Cothran, though, has to carry his argument into the realm of offensive stupidity.
One of its arguments used to defend UK's actions was that Gaskell would have public outreach responsibilities and that his religious views would embarrass the university.
Let's apply this to a similar discrimination case against, say, an African-American, a group protected under the Civil Rights Act of 1964.
Let's say the University of Kentucky was looking for an agriculture extension officer for a part of the state with a racist history. The job obviously involved public outreach.
And let's say an African-American applied for the job and was clearly the most qualified applicant.
But there were faculty and staff who indicated in e-mails they didn't think highly of blacks and who engaged in a concerted effort to torpedo his candidacy for the job, and one of the reasons was that they felt his race would impair his ability to do outreach in this part of the state.
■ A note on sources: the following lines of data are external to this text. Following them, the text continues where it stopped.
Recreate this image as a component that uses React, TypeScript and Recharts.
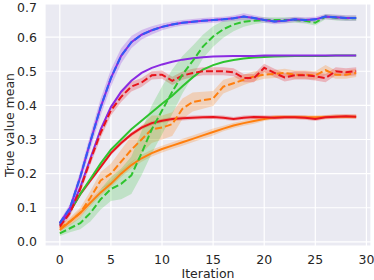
import React from 'react';
import { ComposedChart, Line, Area, XAxis, YAxis, CartesianGrid, Label } from 'recharts';

const ITER = [0, 1, 2, 3, 4, 5, 6, 7, 8, 9, 10, 11, 12, 13, 14, 15, 16, 17, 18, 19, 20, 21, 22, 23, 24, 25, 26, 27, 28, 29];
const X_TICKS = [0, 5, 10, 15, 20, 25, 30];
const Y_TICKS = [0, 0.1, 0.2, 0.3, 0.4, 0.5, 0.6, 0.7];

// top curve (purple solid + blue dashed)
const TOP = [0.055, 0.10, 0.19, 0.295, 0.395, 0.48, 0.545, 0.585, 0.607, 0.62, 0.63, 0.637, 0.642, 0.645, 0.648, 0.65, 0.652, 0.655, 0.66, 0.656, 0.65, 0.646, 0.648, 0.652, 0.65, 0.652, 0.66, 0.658, 0.656, 0.656];
const TOP_SPREAD = [0.008, 0.012, 0.018, 0.022, 0.025, 0.025, 0.022, 0.018, 0.014, 0.012, 0.01, 0.009, 0.008, 0.008, 0.008, 0.008, 0.008, 0.008, 0.01, 0.008, 0.008, 0.008, 0.008, 0.008, 0.008, 0.008, 0.008, 0.008, 0.008, 0.008];
// purple solid plateau ~0.545
const PURPLE = [0.05, 0.09, 0.16, 0.245, 0.33, 0.395, 0.44, 0.472, 0.495, 0.51, 0.52, 0.528, 0.534, 0.538, 0.541, 0.543, 0.544, 0.545, 0.545, 0.545, 0.546, 0.546, 0.546, 0.546, 0.546, 0.546, 0.546, 0.546, 0.546, 0.546];
// green solid
const GREEN = [0.05, 0.09, 0.14, 0.185, 0.23, 0.27, 0.30, 0.33, 0.355, 0.38, 0.405, 0.428, 0.456, 0.482, 0.505, 0.518, 0.527, 0.533, 0.537, 0.54, 0.542, 0.543, 0.544, 0.545, 0.545, 0.545, 0.545, 0.546, 0.546, 0.546];
// green dashed
const GREEN_D = [0.025, 0.04, 0.055, 0.085, 0.125, 0.155, 0.17, 0.195, 0.26, 0.33, 0.385, 0.44, 0.49, 0.53, 0.572, 0.602, 0.623, 0.637, 0.645, 0.648, 0.65, 0.65, 0.65, 0.65, 0.648, 0.642, 0.66, 0.657, 0.655, 0.655];
const GREEN_D_SPREAD = [0.008, 0.012, 0.018, 0.025, 0.03, 0.035, 0.045, 0.055, 0.065, 0.07, 0.07, 0.065, 0.055, 0.045, 0.035, 0.03, 0.025, 0.02, 0.015, 0.01, 0.008, 0.008, 0.008, 0.008, 0.008, 0.008, 0.008, 0.008, 0.008, 0.008];
// red solid
const RED = [0.055, 0.09, 0.14, 0.18, 0.22, 0.26, 0.29, 0.315, 0.335, 0.348, 0.355, 0.36, 0.362, 0.364, 0.365, 0.366, 0.364, 0.36, 0.364, 0.366, 0.365, 0.364, 0.365, 0.365, 0.364, 0.36, 0.365, 0.367, 0.368, 0.367];
const RED_SPREAD = [0.006, 0.006, 0.006, 0.006, 0.006, 0.006, 0.006, 0.006, 0.006, 0.006, 0.006, 0.006, 0.006, 0.006, 0.006, 0.006, 0.006, 0.006, 0.006, 0.006, 0.006, 0.006, 0.006, 0.006, 0.006, 0.006, 0.006, 0.006, 0.006, 0.006];
// red dashed
const RED_D = [0.045, 0.085, 0.155, 0.24, 0.32, 0.385, 0.425, 0.455, 0.467, 0.488, 0.49, 0.472, 0.487, 0.495, 0.5, 0.5, 0.5, 0.497, 0.48, 0.48, 0.51, 0.495, 0.482, 0.488, 0.488, 0.485, 0.48, 0.5, 0.497, 0.5];
const RED_D_SPREAD = [0.008, 0.01, 0.012, 0.014, 0.015, 0.015, 0.015, 0.014, 0.013, 0.012, 0.012, 0.012, 0.012, 0.012, 0.012, 0.012, 0.012, 0.012, 0.012, 0.012, 0.012, 0.012, 0.012, 0.012, 0.012, 0.012, 0.012, 0.012, 0.012, 0.012];
// orange solid
const ORANGE = [0.035, 0.06, 0.085, 0.115, 0.145, 0.17, 0.2, 0.225, 0.245, 0.26, 0.272, 0.282, 0.292, 0.302, 0.312, 0.322, 0.332, 0.341, 0.348, 0.354, 0.36, 0.365, 0.366, 0.366, 0.365, 0.365, 0.366, 0.367, 0.367, 0.367];
const ORANGE_SPREAD = [0.006, 0.008, 0.01, 0.01, 0.01, 0.01, 0.01, 0.01, 0.01, 0.01, 0.01, 0.01, 0.01, 0.01, 0.01, 0.01, 0.008, 0.008, 0.008, 0.008, 0.006, 0.006, 0.006, 0.006, 0.006, 0.006, 0.006, 0.006, 0.006, 0.006];
// orange dashed
const ORANGE_D = [0.04, 0.06, 0.085, 0.13, 0.18, 0.2, 0.235, 0.27, 0.30, 0.33, 0.335, 0.345, 0.39, 0.41, 0.415, 0.42, 0.455, 0.465, 0.475, 0.485, 0.49, 0.492, 0.495, 0.49, 0.49, 0.488, 0.503, 0.49, 0.49, 0.495];
const ORANGE_D_SPREAD = [0.008, 0.012, 0.015, 0.02, 0.025, 0.03, 0.035, 0.04, 0.04, 0.04, 0.035, 0.035, 0.03, 0.028, 0.025, 0.022, 0.02, 0.018, 0.015, 0.015, 0.012, 0.012, 0.012, 0.012, 0.012, 0.012, 0.015, 0.012, 0.012, 0.012];

const C_PURPLE = '#8a2be2';
const C_BLUE = '#2f5cf5';
const C_GREEN = '#2fc42f';
const C_RED = '#e8141c';
const C_ORANGE = '#ff7f0e';

const band = (m: number[], s: number[], i: number) => [m[i] - s[i], m[i] + s[i]];

const data = ITER.map((it, i) => ({
  iter: it,
  top: TOP[i],
  topBand: band(TOP, TOP_SPREAD, i),
  purple: PURPLE[i],
  green: GREEN[i],
  greenD: GREEN_D[i],
  greenDBand: band(GREEN_D, GREEN_D_SPREAD, i),
  red: RED[i],
  redBand: band(RED, RED_SPREAD, i),
  redD: RED_D[i],
  redDBand: band(RED_D, RED_D_SPREAD, i),
  orange: ORANGE[i],
  orangeBand: band(ORANGE, ORANGE_SPREAD, i),
  orangeD: ORANGE_D[i],
  orangeDBand: band(ORANGE_D, ORANGE_D_SPREAD, i),
}));

const FONT = 'DejaVu Sans, sans-serif';
const tickStyle = { fontSize: 12.5, fill: '#262626', fontFamily: FONT };

const YLabel = () => (
  <text x={9} y={125} transform="rotate(-90 9 125)" textAnchor="middle" dominantBaseline="central"
    fontSize={12.5} fill="#262626" fontFamily={FONT}>True value mean</text>
);

export default function App() {
  return (
    <div style={{ position: 'absolute', left: 0, top: 0, width: 374, height: 280, background: '#fff' }}>
      <ComposedChart width={374} height={280} data={data} margin={{ top: 4, right: 3, left: 0, bottom: 0 }}>
        <CartesianGrid stroke="#ffffff" strokeWidth={1.2} fill="#eaeaf2" fillOpacity={1} vertical horizontal />
        <XAxis dataKey="iter" type="number" domain={[-1.45, 30.45]} ticks={X_TICKS} allowDataOverflow
          tickLine={false} axisLine={false} tick={tickStyle} height={34} tickSize={6} tickMargin={3}>
          <Label value="Iteration" position="insideBottom" offset={2.5} style={{ fontSize: 12.5, fill: '#262626', fontFamily: FONT }} />
        </XAxis>
        <YAxis type="number" domain={[-0.012, 0.697]} ticks={Y_TICKS} allowDataOverflow width={45}
          tickLine={false} axisLine={false} tick={tickStyle} tickSize={6} tickMargin={2}
          tickFormatter={(v: number) => v.toFixed(1)}>
          <Label content={<YLabel />} />
        </YAxis>

        <Area dataKey="orangeBand" type="linear" stroke="none" fill={C_ORANGE} fillOpacity={0.25} isAnimationActive={false} />
        <Area dataKey="redBand" type="linear" stroke="none" fill={C_RED} fillOpacity={0.25} isAnimationActive={false} />
        <Area dataKey="orangeDBand" type="linear" stroke="none" fill={C_ORANGE} fillOpacity={0.25} isAnimationActive={false} />
        <Area dataKey="redDBand" type="linear" stroke="none" fill={C_RED} fillOpacity={0.25} isAnimationActive={false} />
        <Area dataKey="greenDBand" type="linear" stroke="none" fill={C_GREEN} fillOpacity={0.22} isAnimationActive={false} />
        <Area dataKey="topBand" type="linear" stroke="none" fill={C_PURPLE} fillOpacity={0.25} isAnimationActive={false} />

        <Line dataKey="orange" type="linear" stroke={C_ORANGE} strokeWidth={2} dot={false} isAnimationActive={false} />
        <Line dataKey="red" type="linear" stroke={C_RED} strokeWidth={2} dot={false} isAnimationActive={false} />
        <Line dataKey="green" type="linear" stroke={C_GREEN} strokeWidth={2} dot={false} isAnimationActive={false} />
        <Line dataKey="purple" type="linear" stroke={C_PURPLE} strokeWidth={2} dot={false} isAnimationActive={false} />
        <Line dataKey="orangeD" type="linear" stroke={C_ORANGE} strokeWidth={2} strokeDasharray="7 3" dot={false} isAnimationActive={false} />
        <Line dataKey="redD" type="linear" stroke={C_RED} strokeWidth={2} strokeDasharray="7 3" dot={false} isAnimationActive={false} />
        <Line dataKey="greenD" type="linear" stroke={C_GREEN} strokeWidth={2} strokeDasharray="7 3" dot={false} isAnimationActive={false} />
        <Line dataKey="top" type="linear" stroke={C_PURPLE} strokeWidth={2} dot={false} isAnimationActive={false} />
        <Line dataKey="top" type="linear" stroke={C_BLUE} strokeWidth={2} strokeDasharray="7 3" dot={false} isAnimationActive={false} />
      </ComposedChart>
    </div>
  );
}
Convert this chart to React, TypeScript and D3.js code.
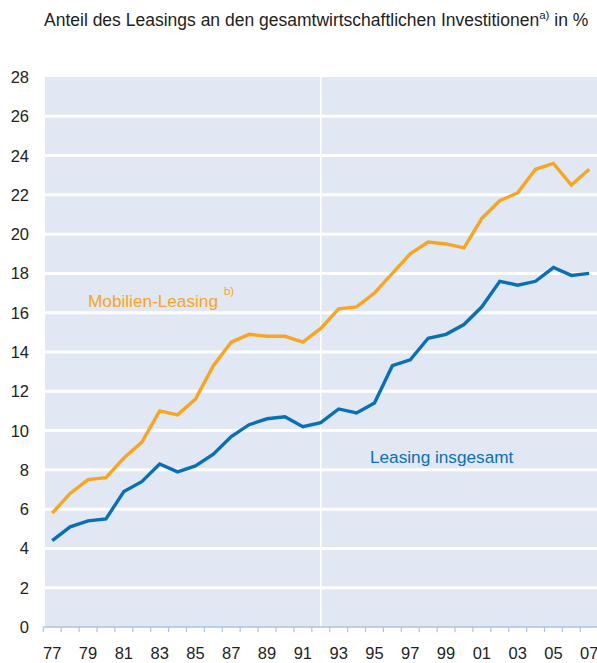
import React from "react";
import * as d3 from "d3";

const years = ["77","78","79","80","81","82","83","84","85","86","87","88","89","90","91","92","93","94","95","96","97","98","99","00","01","02","03","04","05","06","07"];
const mobilien = [5.8,6.8,7.5,7.6,8.6,9.4,11.0,10.8,11.6,13.3,14.5,14.9,14.8,14.8,14.5,15.2,16.2,16.3,17.0,18.0,19.0,19.6,19.5,19.3,20.8,21.7,22.1,23.3,23.6,22.5,23.3];
const insgesamt = [4.4,5.1,5.4,5.5,6.9,7.4,8.3,7.9,8.2,8.8,9.7,10.3,10.6,10.7,10.2,10.4,11.1,10.9,11.4,13.3,13.6,14.7,14.9,15.4,16.3,17.6,17.4,17.6,18.3,17.9,18.0];
const yTicks = [0,2,4,6,8,10,12,14,16,18,20,22,24,26,28];
const xLabels = ["77","79","81","83","85","87","89","91","93","95","97","99","01","03","05","07"];
const breakYear = "92";

const W = 597, H = 663;
const FONT = "'Liberation Sans', Arial, sans-serif";

export default function App() {
  const x = d3.scaleBand<string>().domain(years).range([43.3, 598.2]).padding(0);
  const y = d3.scaleLinear().domain([0, 28]).range([627, 77]);
  const cx = (yr: string) => (x(yr) as number) + x.bandwidth() / 2;
  const line = d3.line<number>().x((_, i) => cx(years[i])).y((d) => y(d));
  const panelL = 45, panelR = 597;
  const gridLines = yTicks.filter((t) => t > 0 && t < 28);
  const tickXs = years.map((yr) => x(yr) as number).concat([(x(years[years.length - 1]) as number) + x.bandwidth()]);

  return (
    <svg width={W} height={H} style={{ position: "absolute", left: 0, top: 0 }} fontFamily={FONT}>
      <rect x={0} y={0} width={W} height={H} fill="#fff" />
      <text x={44} y={26} fontSize={17.5} fill="#222">
        Anteil des Leasings an den gesamtwirtschaftlichen Investitionen
        <tspan fontSize={11.5} dy={-7}>a)</tspan>
        <tspan dy={7}> in %</tspan>
      </text>
      <rect x={panelL} y={y(28)} width={panelR - panelL} height={y(0) - y(28)} fill="#e1e8f3" />
      {gridLines.map((t) => (
        <line key={t} x1={panelL} x2={panelR} y1={y(t)} y2={y(t)} stroke="#fff" strokeWidth={3} />
      ))}
      <line x1={cx(breakYear)} x2={cx(breakYear)} y1={y(28)} y2={y(0)} stroke="#fff" strokeWidth={1.5} />
      <line x1={43.3} x2={panelR} y1={y(0)} y2={y(0)} stroke="#a9c3e3" strokeWidth={1.5} />
      {tickXs.map((tx, i) => (
        <line key={i} x1={tx} x2={tx} y1={y(0)} y2={y(0) + 5} stroke="#a9c3e3" strokeWidth={1.2} />
      ))}
      {yTicks.map((t) => (
        <text key={t} x={29} y={y(t) + 6} fontSize={16.5} textAnchor="end" fill="#222">{t}</text>
      ))}
      {xLabels.map((l) => (
        <text key={l} x={cx(l)} y={659} fontSize={16.5} textAnchor="middle" fill="#222">{l}</text>
      ))}
      <path d={line(mobilien) || ""} fill="none" stroke="#f6a623" strokeWidth={3.4} strokeLinejoin="miter" />
      <path d={line(insgesamt) || ""} fill="none" stroke="#0a70b6" strokeWidth={3.4} strokeLinejoin="miter" />
      <text x={88} y={307} fontSize={17.2} fill="#f6a623">
        Mobilien-Leasing
        <tspan fontSize={11.5} dx={6} dy={-12}>b)</tspan>
      </text>
      <text x={370} y={463} fontSize={17.2} fill="#0a70b6">Leasing insgesamt</text>
    </svg>
  );
}
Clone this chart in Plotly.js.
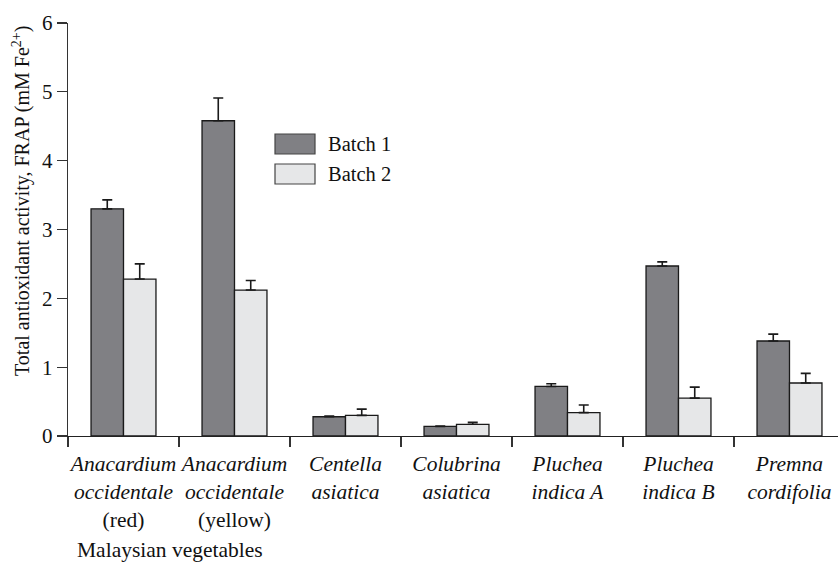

I think we all know what would happen, and it would have little to do with a potential hire embarrassing the University of Kentucky. It would have a whole lot to do with the university embarrassing itself.
This isn't diversity. It isn't equal treatment. It isn't tolerance. UK got off the hook by paying a relatively small settlement in the case.
Right. Christians. Just like the oppressed African-American minority, with their long history of suffering and repression, and their current underprivileged state in which they are excluded from positions of leadership by bigotry. That whole argument reveals much about Martin Cothran and his coddled Christian privilege, and not much about the University of Kentucky.
In his hypothetical example, imagine that this well-qualified applicant was great at helping farmers with the job of raising crops (he's well qualified!), but would also go off and lecture them about how Kentucky was first settled by Egyptians who developed the system of agriculture, Kentucky bluegrass, and thoroughbred racehorses, which are all descended from purely African stock. I think the agriculture department would be justified in questioning his suitability for employment, not because of his race, but because he is promoting false ideas justified by a very narrow and ignorant myth about African contributions to history.
That's Gaskell. He wasn't turned away because he was a Christian, but because he actively uses Christianity as an excuse to peddle falsehoods and doubts. And the objection wasn't to the "Christian" part, but to the "false doubts" part.